Free markets are great things. But the big catch is that like anything else run by human beings, they’re easy to abuse if you’re not honest. The purpose of regulation is to try to limit the kinds of abuse people can get away with. If someone sells you an investment and tells you that your principal is absolutely safe, then damn it, it should be safe. If it’s not, they should be required to tell you what the risks are.

But for now, they don’t. There’s no legal framework for creating or enforcing rules. No one can be punished for the damage they’ve done. No one loses the huge rewards that they pocketed by screwing people over – because there’s no rules, no legal mechanism, that says that they can’t. As I’m finishing this article, I just came across a news story. Lehman Brothers is one of the big investment firms that was involved in this. They were forced into bankruptcy as a result.

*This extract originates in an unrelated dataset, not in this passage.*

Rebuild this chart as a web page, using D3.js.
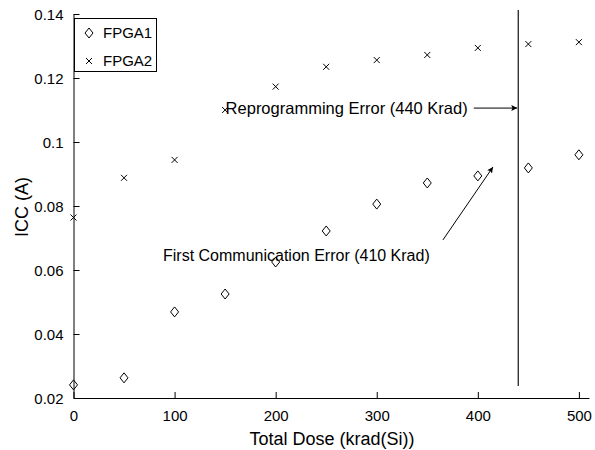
<!DOCTYPE html>
<html>
<head>
<meta charset="utf-8">
<script src="https://cdn.jsdelivr.net/npm/d3@7"></script>
<style>
  html, body { margin: 0; padding: 0; background: #fff; }
  svg { display: block; font-family: "Liberation Sans", Arial, Helvetica, sans-serif; }
</style>
</head>
<body>
<svg id="chart" width="595" height="450"></svg>
<script>
// Dose steps (krad(Si)) and supply current (A) for each device
const doses = [0, 50, 100, 150, 200, 250, 300, 350, 400, 450, 500];
const fpga1 = [0.0241, 0.0263, 0.0469, 0.0525, 0.0625, 0.0722, 0.0806, 0.0872, 0.0894, 0.0919, 0.0960];
const fpga2 = [0.0764, 0.0888, 0.0944, 0.1100, 0.1173, 0.1235, 0.1256, 0.1272, 0.1294, 0.1306, 0.1312];
const seriesNames = ["FPGA1", "FPGA2"];

const xTicks = [0, 100, 200, 300, 400, 500];
const yTicks = [0.02, 0.04, 0.06, 0.08, 0.1, 0.12, 0.14];
const yTickLabels = ["0.02", "0.04", "0.06", "0.08", "0.1", "0.12", "0.14"];

// Failure events
const reprogDose = 440;
const reprogLabel = "Reprogramming Error (440 Krad)";
const commDose = 410;
const commLabel = "First Communication Error (410 Krad)";

const svg = d3.select("#chart");

const x = d3.scaleLinear().domain([0, 510]).range([73.5, 589]);
const y = d3.scaleLinear().domain([0.02, 0.14]).range([398, 14]);

// Axes (ticks point inward, no box)
const xAxis = d3.axisBottom(x).tickValues(xTicks).tickSizeInner(-6).tickSizeOuter(0).tickPadding(12);
const yAxis = d3.axisLeft(y).tickValues(yTicks).tickFormat((d, i) => yTickLabels[i]).tickSizeInner(-6).tickSizeOuter(0).tickPadding(10);

const gx = svg.append("g").attr("transform", `translate(0,${y.range()[0]})`).call(xAxis);
const gy = svg.append("g").attr("transform", `translate(${x.range()[0]},0)`).call(yAxis);
[gx, gy].forEach(g => {
  g.select(".domain").attr("stroke", "#000").attr("stroke-width", 1);
  g.selectAll(".tick line").attr("stroke", "#000");
  g.selectAll(".tick text").attr("fill", "#000").attr("font-size", 15).attr("font-family", "Liberation Sans, Arial, sans-serif");
});
gy.selectAll(".tick text").attr("dy", "0.35em");

// Axis titles
svg.append("text")
  .attr("x", 332).attr("y", 445)
  .attr("text-anchor", "middle").attr("font-size", 18)
  .text("Total Dose (krad(Si))");
svg.append("text")
  .attr("transform", "translate(28,207) rotate(-90)")
  .attr("text-anchor", "middle").attr("font-size", 18)
  .text("ICC (A)");

// Markers
const diamond = "M0,-5L4,0L0,5L-4,0Z";
const cross = "M-3,-3L3,3M-3,3L3,-3";

svg.append("g").selectAll("path").data(doses).join("path")
  .attr("d", diamond)
  .attr("transform", (d, i) => `translate(${x(d)},${y(fpga1[i])})`)
  .attr("fill", "none").attr("stroke", "#000").attr("stroke-width", 1);

svg.append("g").selectAll("path").data(doses).join("path")
  .attr("d", cross)
  .attr("transform", (d, i) => `translate(${x(d)},${y(fpga2[i])})`)
  .attr("fill", "none").attr("stroke", "#000").attr("stroke-width", 1);

// Reprogramming error: vertical marker line
svg.append("line")
  .attr("x1", x(reprogDose)).attr("x2", x(reprogDose))
  .attr("y1", 10).attr("y2", 386)
  .attr("stroke", "#111").attr("stroke-width", 1.2);

// Arrowhead definition
svg.append("defs").append("marker")
  .attr("id", "arrow").attr("viewBox", "0 0 10 10")
  .attr("refX", 10).attr("refY", 5)
  .attr("markerWidth", 10).attr("markerHeight", 6)
  .attr("markerUnits", "userSpaceOnUse")
  .attr("orient", "auto")
  .append("path").attr("d", "M0,0L10,5L0,10L2,5Z").attr("fill", "#000");

// Reprogramming annotation
const reprogY = 0.1106;
svg.append("line")
  .attr("x1", x(396)).attr("y1", y(reprogY))
  .attr("x2", x(reprogDose) - 1).attr("y2", y(reprogY))
  .attr("stroke", "#000").attr("stroke-width", 1)
  .attr("marker-end", "url(#arrow)");
svg.append("text")
  .attr("x", x(390)).attr("y", y(reprogY))
  .attr("dy", "0.35em").attr("text-anchor", "end").attr("font-size", 16.5)
  .text(reprogLabel);

// First communication error annotation
svg.append("line")
  .attr("x1", x(365.5)).attr("y1", y(0.0694))
  .attr("x2", x(commDose + 5)).attr("y2", y(0.0922))
  .attr("stroke", "#000").attr("stroke-width", 1)
  .attr("marker-end", "url(#arrow)");
svg.append("text")
  .attr("x", 163).attr("y", y(0.0645))
  .attr("dy", "0.35em").attr("font-size", 16)
  .text(commLabel);

// Legend
const legend = svg.append("g");
legend.append("rect")
  .attr("x", 74.5).attr("y", 18.5).attr("width", 82).attr("height", 53)
  .attr("fill", "#fff").attr("stroke", "#000").attr("stroke-width", 1);
const legendShapes = [diamond, cross];
seriesNames.forEach((name, i) => {
  const ly = 33 + i * 28;
  legend.append("path").attr("d", legendShapes[i])
    .attr("transform", `translate(89,${ly})`)
    .attr("fill", "none").attr("stroke", "#000");
  legend.append("text").attr("x", 103).attr("y", ly).attr("dy", "0.35em")
    .attr("font-size", 15).text(name);
});
</script>
</body>
</html>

As they’re starting to liquidate and sell off their assets, we learn that one of the last things they did before filing for bankruptcy was setting aside two and a half billion dollars forperformance bonuses for the staff of the New York office. The very people who put the firms money into worthless investments, who ran a hundred year old company into the ground, made sure that before they filed for bankruptcy, they squirreled away more of their investors money to pay themselves bonuses. And that’s legal – they can take that money out of the pool of liquidated assets to pay themselves, instead of leaving it to pay back the people who are owed.